The afternoon we finished, Andrew Madsen invited us to his home one block north and treated us to homemade beer1. Somehow he gave the beer to the boys first, and Father Rice jumped up in a huff and walked off home. I asked Father what was wrong and he said the old gentleman was offended because he was not served first.
This fort was built to put cattle in during nights to protect them from the Indians. During the worst of the Indian times, the cattle and horses gathered in the fall and spring drives were corralled in the fort, and the big cow herd were gathered every morning from all over the town and brought to and from the range for feed every day by members of the minute companies.

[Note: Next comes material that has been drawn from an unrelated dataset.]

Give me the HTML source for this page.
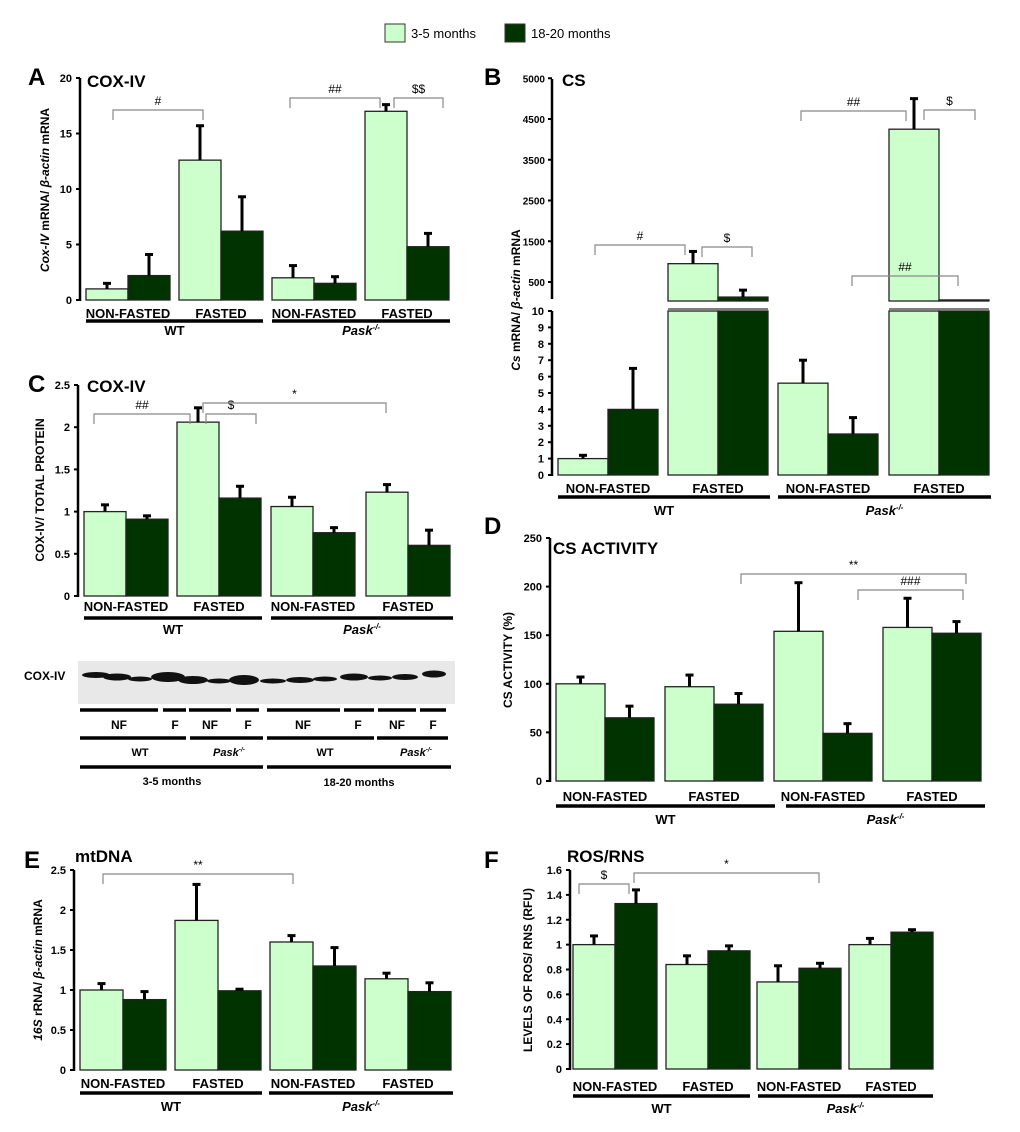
<!DOCTYPE html>
<html><head><meta charset="utf-8"><style>
body{margin:0;background:#fff;}
svg{display:block;font-family:"Liberation Sans",sans-serif;}
</style></head><body>
<svg id="fig" width="1020" height="1132" viewBox="0 0 1020 1132"></svg>
<script>
// ---------- DATA ----------
const groups = ["NON-FASTED","FASTED","NON-FASTED","FASTED"];
const aYoung=[1.0,12.6,2.0,17.0], aYoungErr=[1.5,15.7,3.1,17.6];
const aOld=[2.2,6.2,1.5,4.8], aOldErr=[4.1,9.3,2.1,6.0];
const aTicks=[0,5,10,15,20];
const bYoungLow=[1.0,10,5.6,10], bYoungLowErr=[1.2,null,7.0,null];
const bOldLow=[4.0,10,2.5,10], bOldLowErr=[6.5,null,3.5,null];
const bYoungHigh=[null,950,null,4250], bYoungHighErr=[null,1250,null,5000];
const bOldHigh=[null,130,null,60], bOldHighErr=[null,300,null,null];
const bTicksLow=[0,1,2,3,4,5,6,7,8,9,10];
const bTicksHigh=[500,1500,2500,3500,4500,5500];
const bTickLabelsHigh=["500","1500","2500","3500","4500","5000"];
const cYoung=[1.0,2.06,1.06,1.23], cYoungErr=[1.08,2.23,1.17,1.32];
const cOld=[0.91,1.16,0.75,0.6], cOldErr=[0.95,1.3,0.81,0.78];
const cTicks=[0,0.5,1,1.5,2,2.5];
const dYoung=[100,97,154,158], dYoungErr=[107,109,204,188];
const dOld=[65,79,49,152], dOldErr=[77,90,59,164];
const dTicks=[0,50,100,150,200,250];
const eYoung=[1.0,1.87,1.6,1.14], eYoungErr=[1.08,2.32,1.68,1.21];
const eOld=[0.88,0.99,1.3,0.98], eOldErr=[0.98,1.01,1.53,1.09];
const eTicks=[0,0.5,1,1.5,2,2.5];
const fYoung=[1.0,0.84,0.7,1.0], fYoungErr=[1.07,0.91,0.83,1.05];
const fOld=[1.33,0.95,0.81,1.1], fOldErr=[1.44,0.99,0.85,1.12];
const fTicks=[0,0.2,0.4,0.6,0.8,1,1.2,1.4,1.6];

const LIGHT="#ccffcc", DARK="#003300";
const svg=document.getElementById('fig');
const NS="http://www.w3.org/2000/svg";
function el(tag,attrs,parent){const e=document.createElementNS(NS,tag);for(const k in attrs)e.setAttribute(k,attrs[k]);(parent||svg).appendChild(e);return e;}
function txt(x,y,s,size,anchor,extra,parent){const t=el('text',Object.assign({x:x,y:y,'font-size':size,'font-weight':'bold','text-anchor':anchor||'start'},extra||{}),parent);t.textContent=s;return t;}
function pask(x,y,size,anchor,parent){const t=el('text',{x:x,y:y,'font-size':size,'font-weight':'bold','font-style':'italic','text-anchor':anchor||'middle'},parent);t.textContent='Pask';const s=el('tspan',{'font-size':size*0.6,dy:-size*0.4},t);s.textContent='-/-';return t;}

function bars(g,scale,starts,bw,vals,errs,fill,off,name){
  vals.forEach((v,i)=>{
    if(v==null)return;
    const x=starts[i]+off;
    const y=scale(v), y0=scale.base;
    const r=el('rect',{x:x,y:Math.min(y,y0),width:bw,height:Math.abs(y0-y),fill:fill,stroke:'#222','stroke-width':1.3},g);
    
    
    if(errs[i]!=null){
      const ye=scale(errs[i]), cx=x+bw/2;
      const l=el('line',{x1:cx,x2:cx,y1:y,y2:ye,stroke:'#000','stroke-width':3},g);
      
      
      el('line',{x1:cx-4,x2:cx+4,y1:ye,y2:ye,stroke:'#000','stroke-width':3},g);
    }
  });
}
function yaxis(g,ax,scale,ticks,fmt,size){
  el('line',{x1:ax,x2:ax,y1:scale(ticks[ticks.length-1]),y2:scale(ticks[0])+1,stroke:'#000','stroke-width':2.5},g);
  ticks.forEach(t=>{const y=scale(t);el('line',{x1:ax-4,x2:ax,y1:y,y2:y,stroke:'#000','stroke-width':2},g);
    const tt=txt(ax-8,y+4,fmt?fmt(t):String(t),size||11,'end',{},g);
    });
}
function xlabels(g,starts,bw,ly,uly,wy,splitX,endX,size){
  groups.forEach((s,i)=>{txt(starts[i]+bw,ly,s,size||13,'middle',{},g);});
  el('line',{x1:starts[0],x2:splitX[0],y1:uly,y2:uly,stroke:'#000','stroke-width':3.5},g);
  el('line',{x1:splitX[1],x2:endX,y1:uly,y2:uly,stroke:'#000','stroke-width':3.5},g);
  txt((starts[0]+splitX[0])/2,wy,'WT',13,'middle',{},g);
  pask((splitX[1]+endX)/2,wy,13,'middle',g);
}
function bracket(g,x1,x2,y,h,label){
  el('path',{d:`M${x1} ${y+h}V${y}H${x2}V${y+h}`,fill:'none',stroke:'#888','stroke-width':1.2},g);
  txt((x1+x2)/2,y-5,label,12,'middle',{'font-weight':'normal'},g);
}
function lin(v0,y0,v1,y1){const f=v=>y0+(v-v0)*(y1-y0)/(v1-v0);f.base=y0;return f;}
function panel(name){const g=el('g',{});return g;}

// ---------- LEGEND ----------
const lg=panel('legend');
const le1=el('rect',{x:385,y:24,width:20,height:18,fill:LIGHT,stroke:'#333'},lg);

txt(411,38,'3-5 months',13,'start',{'font-weight':'normal'},lg);
const le2=el('rect',{x:505,y:24,width:20,height:18,fill:DARK,stroke:'#333'},lg);

txt(531,38,'18-20 months',13,'start',{'font-weight':'normal'},lg);

// ---------- A ----------
{const g=panel('panel-a-cox-iv-mrna');const s=lin(0,300,20,78);const st=[86,179,272,365],bw=42;
 txt(28,85,'A',24,'start',{},g);txt(87,87,'COX-IV',17,'start',{},g);
 yaxis(g,80,s,aTicks);bars(g,s,st,bw,aYoung,aYoungErr,LIGHT,0,'a-3-5m');bars(g,s,st,bw,aOld,aOldErr,DARK,bw,'a-18-20m');
 xlabels(g,st,bw,318,321,335,[263,272],450,13);
 const yt=el('text',{transform:'translate(49,190) rotate(-90)','font-size':12,'font-weight':'bold','text-anchor':'middle'},g);
 yt.innerHTML='<tspan font-style="italic">Cox-IV</tspan> mRNA/ <tspan font-style="italic">β-actin</tspan> mRNA';
 bracket(g,113,203,110,10,'#');bracket(g,290,380,98,10,'##');bracket(g,394,443,98,10,'$$');}

// ---------- B ----------
{const g=panel('panel-b-cs-mrna');const st=[558,668,778,889],bw=50;
 const sh=lin(500,282,4500,119);const shc=v=>Math.min(sh(v),301);shc.base=301;
 const sl=lin(0,475,10,311);
 txt(484,85,'B',24,'start',{},g);txt(562,86,'CS',17,'start',{},g);
 el('line',{x1:552,x2:552,y1:79,y2:299,stroke:'#000','stroke-width':2.5},g);
 bTicksHigh.forEach((t,i)=>{const y=sh(t);el('line',{x1:548,x2:552,y1:y,y2:y,stroke:'#000','stroke-width':2},g);txt(545,y+4,bTickLabelsHigh[i],10,'end',{},g);});
 yaxis(g,552,sl,bTicksLow,null,11);
 bars(g,shc,st,bw,bYoungHigh,bYoungHighErr,LIGHT,0,'b-top-3-5m');bars(g,shc,st,bw,bOldHigh,bOldHighErr,DARK,bw,'b-top-18-20m');
 bars(g,sl,st,bw,bYoungLow,bYoungLowErr,LIGHT,0,'b-3-5m');bars(g,sl,st,bw,bOldLow,bOldLowErr,DARK,bw,'b-18-20m');
 [1,3].forEach(i=>el('line',{x1:st[i],x2:st[i]+2*bw,y1:309,y2:309,stroke:'#555','stroke-width':1.5},g));
 xlabels(g,st,bw,493,497,515,[770,778],991,13);
 const yt=el('text',{transform:'translate(520,300) rotate(-90)','font-size':12,'font-weight':'bold','text-anchor':'middle'},g);
 yt.innerHTML='<tspan font-style="italic">Cs</tspan> mRNA/ <tspan font-style="italic">β-actin</tspan> mRNA';
 bracket(g,595,685,245,10,'#');bracket(g,702,752,247,10,'$');
 bracket(g,801,906,111,10,'##');bracket(g,924,975,110,10,'$');bracket(g,852,958,276,10,'##');}

// ---------- C ----------
{const g=panel('panel-c-cox-iv-protein');const s=lin(0,596,2.5,385);const st=[84,177,271,366],bw=42;
 txt(28,392,'C',24,'start',{},g);txt(87,392,'COX-IV',17,'start',{},g);
 yaxis(g,78,s,cTicks);bars(g,s,st,bw,cYoung,cYoungErr,LIGHT,0,'c-3-5m');bars(g,s,st,bw,cOld,cOldErr,DARK,bw,'c-18-20m');
 xlabels(g,st,bw,611,618,634,[262,271],453,13);
 txt(44,490,'COX-IV/ TOTAL PROTEIN',12,'middle',{transform:'rotate(-90 44 490)'},g);
 bracket(g,94,190,414,10,'##');bracket(g,206,256,414,10,'$');bracket(g,203,386,403,10,'*');}

// ---------- BLOT ----------
{const g=panel('western-blot');
 el('rect',{x:78,y:661,width:377,height:43,fill:'#e8e8e8'},g);
 txt(24,680,'COX-IV',12,'start',{},g);
 const lanes=[[96,675,14,3],[117,677,14,3.5],[140,679,12,2.5],[168,677,17,5],[193,680,15,4],[219,681,12,2.5],[244,680,15,5],[273,681,13,2.5],[300,680,14,3],[325,679,12,2.5],[354,677,14,3.5],[380,678,12,2.5],[405,677,13,3],[434,674,12,3.5]];
 lanes.forEach((l,i)=>{const e=el('ellipse',{cx:l[0],cy:l[1],rx:l[2],ry:l[3],fill:'#111'},g);
   
   });
 const s1=[[80,158],[163,186],[189,231],[236,259],[267,340],[344,374],[378,416],[420,446]];
 s1.forEach(p=>el('line',{x1:p[0],x2:p[1],y1:710,y2:710,stroke:'#000','stroke-width':3.5},g));
 [['NF',119],['F',175],['NF',210],['F',248],['NF',303],['F',358],['NF',397],['F',433]].forEach(a=>txt(a[1],729,a[0],12,'middle',{},g));
 [[80,186],[190,263],[267,374],[377,448]].forEach(p=>el('line',{x1:p[0],x2:p[1],y1:738,y2:738,stroke:'#000','stroke-width':3.5},g));
 txt(140,756,'WT',11,'middle',{},g);pask(229,756,11,'middle',g);txt(325,756,'WT',11,'middle',{},g);pask(416,756,11,'middle',g);
 [[80,263],[267,451]].forEach(p=>el('line',{x1:p[0],x2:p[1],y1:767,y2:767,stroke:'#000','stroke-width':3.5},g));
 txt(172,785,'3-5 months',11,'middle',{},g);txt(359,786,'18-20 months',11,'middle',{},g);}

// ---------- D ----------
{const g=panel('panel-d-cs-activity');const s=lin(0,781,250,538);const st=[556,665,774,883],bw=49;
 txt(484,534,'D',24,'start',{},g);txt(553,554,'CS ACTIVITY',17,'start',{},g);
 yaxis(g,550,s,dTicks);bars(g,s,st,bw,dYoung,dYoungErr,LIGHT,0,'d-3-5m');bars(g,s,st,bw,dOld,dOldErr,DARK,bw,'d-18-20m');
 xlabels(g,st,bw,801,806,824,[775,786],985,13);
 txt(512,660,'CS ACTIVITY (%)',12,'middle',{transform:'rotate(-90 512 660)'},g);
 bracket(g,741,966,574,10,'**');bracket(g,858,963,590,10,'###');}

// ---------- E ----------
{const g=panel('panel-e-mtdna');const s=lin(0,1070,2.5,870);const st=[80,175,270,365],bw=43;
 txt(24,868,'E',24,'start',{},g);txt(75,862,'mtDNA',17,'start',{},g);
 yaxis(g,74,s,eTicks);bars(g,s,st,bw,eYoung,eYoungErr,LIGHT,0,'e-3-5m');bars(g,s,st,bw,eOld,eOldErr,DARK,bw,'e-18-20m');
 xlabels(g,st,bw,1088,1093,1111,[262,269],453,13);
 const yt=el('text',{transform:'translate(42,970) rotate(-90)','font-size':12,'font-weight':'bold','text-anchor':'middle'},g);
 yt.innerHTML='<tspan font-style="italic">16S</tspan> rRNA/ <tspan font-style="italic">β-actin</tspan> mRNA';
 bracket(g,103,293,874,10,'**');}

// ---------- F ----------
{const g=panel('panel-f-ros-rns');const s=lin(0,1069,1.6,870);const st=[573,666,757,849],bw=42;
 txt(484,868,'F',24,'start',{},g);txt(567,862,'ROS/RNS',17,'start',{},g);
 yaxis(g,570,s,fTicks);bars(g,s,st,bw,fYoung,fYoungErr,LIGHT,0,'f-3-5m');bars(g,s,st,bw,fOld,fOldErr,DARK,bw,'f-18-20m');
 xlabels(g,st,bw,1091,1096,1113,[750,758],933,13);
 txt(532,970,'LEVELS OF ROS/ RNS (RFU)',12,'middle',{transform:'rotate(-90 532 970)'},g);
 bracket(g,579,629,884,10,'$');bracket(g,634,819,873,10,'*');}
</script>
</body></html>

Sometimes, during the very worst of the Indian troubles, twenty or thirty men were sent to herd and guard these cattle during the day and bring them home at night, but even then, in the early spring or late fall, the boys were sent out herding because the Indians wintered over the mountain east in Castle Valley and did not come over in the spring until the snow was gone over the mountain passes, and traveling back and forth was safe. In the fall they went over the mountains before there was danger of the trails being blocked with snow.
As the war proceeded, the minute and home guard companies were organized. My brother Joseph was made captain of a home guard company and Father was urged to become an officer of a fighting unit, but because of his age and his service in the Mormon Battalion and a large and destitute family, Brigham Young had him excused.
In 1866, a large bunch of Northbend and Mt. Pleasant boys went out south of the graveyard to swim in adobe holes we had filled with water. We were naked, our clothes lying on the banks around. Suddenly, the old bass drum boomed from the public square, and the flag ran up to the top of the library pole! An Indian raid somewhere! Did we stop to dress? No! No! We grabbed our clothes and scampered for the town as fast as our legs would carry us! Yes, we dressed at the edge of town and went on, thankful that the hair and hide were still safe on our heads.
In 1867, a wall was started to enclose the town. I worked on it also. I was then working for Andrew Peterson, a near neighbor. But Father with a crew had a portion assigned to him. On this fort, I quarried rock, hauled rock, and mixed mud, though but eleven years old. This wall had bastions in it as well as gates and portholes like the other walls, but it was built only about one fourth the way around the town, that was across the east end.
After Peace was Restored: nearly everyone moved out of the fort, and Father bought the row of houses left standing, backed by one of the rock walls of the old fort. We used these houses for stables and granaries, and stacked grain and hay near them, using the land in the southwest corner of the fort for corrals. These houses were inside of the corrals and stockyards. We, children, had much sport climbing through, over, and around these houses. About 1868 or 69, Lucerne (Alfalfa) was introduced into the territory and soon took the place of the native meadow hay. Thus pioneer life went forward. I helped on Father's farm and worked on neighbors' farms. I also continued to attend school and tutoring other students. This led to my becoming a school teacher and continuing to serve in this capacity for the rest of my life.